Прежде всего заметим, что Пушкин не говорит о том, что стал атеистом, но берёт лишь уроки атеизма. Он отмечает не правду, а правдоподобие системы. Точность словоупотребления поразительная, даже если пишущий сам не сознал того, используя слово интуитивно. И главное: даже правдоподобная система не утешает, но сопряжена с понятием несчастия. Да и простительно рассудку молодого человека, возраставшему под сквозняками просветительского рационализма, увлечься опровержениями доказательства бытия Божия, бессмертия души.
В случае с глухим англичанином-философом можно отметить действующего извне соблазнителя. И всё же соблазнитель способен добиться успеха лишь при некоторой внутренней расположенности соблазняемого к самому содержанию соблазна. И Пушкин опять точен в слове: не "мне дают уроки", но "беру уроки" атеизма. Растление действует при содействии душевной склонности к тому. Тут соединенное действие двух сил: извне и изнутри, из глубины поврежденной грехом натуры человека.
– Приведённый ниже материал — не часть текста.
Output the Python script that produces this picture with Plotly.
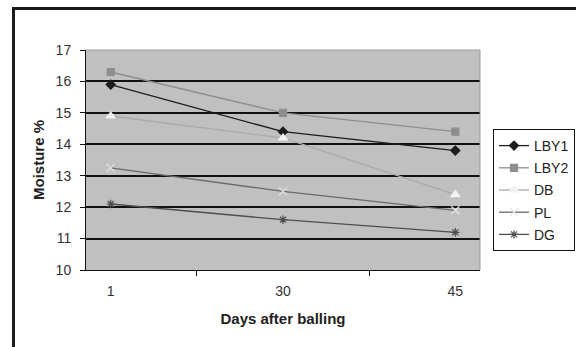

Все это привело к тому, что в Михайловском в начале осени 1824 года Пушкин оказался в состоянии тяжкого уныния.
Но да не увидим мы в поэте жестокого ипохондрика, трагически надрывного пессимиста: он слишком полон противоречивых стремлений, жажды жизни, ему доступны и тончайшие душевные движения, и бешеное вожделение, и философски глубокое раздумье, и шутливость поверхностного легкомыслия. Он тоскует о возвышенной любви и тут же делает поэтическое переложение отрывков из "Песни песней", вовсе не думая о ее богословской глубине, вряд ли подозревая о святоотеческих толкованиях, или уже отравленный их вольтеровским осмеянием. Он просто использует священный текст как повод для своих эротических фантазий.
Он не ведёт жизнь угрюмого анахорета и, кажется, ему удаётся скрутить своё мрачное расположение духа, одолеть, подчинить себе. В его строках нередко видна то неподдельная весёлость, то глубокое по искренности, хоть отчасти и шутливое внешне, чувство примирённости с судьбою.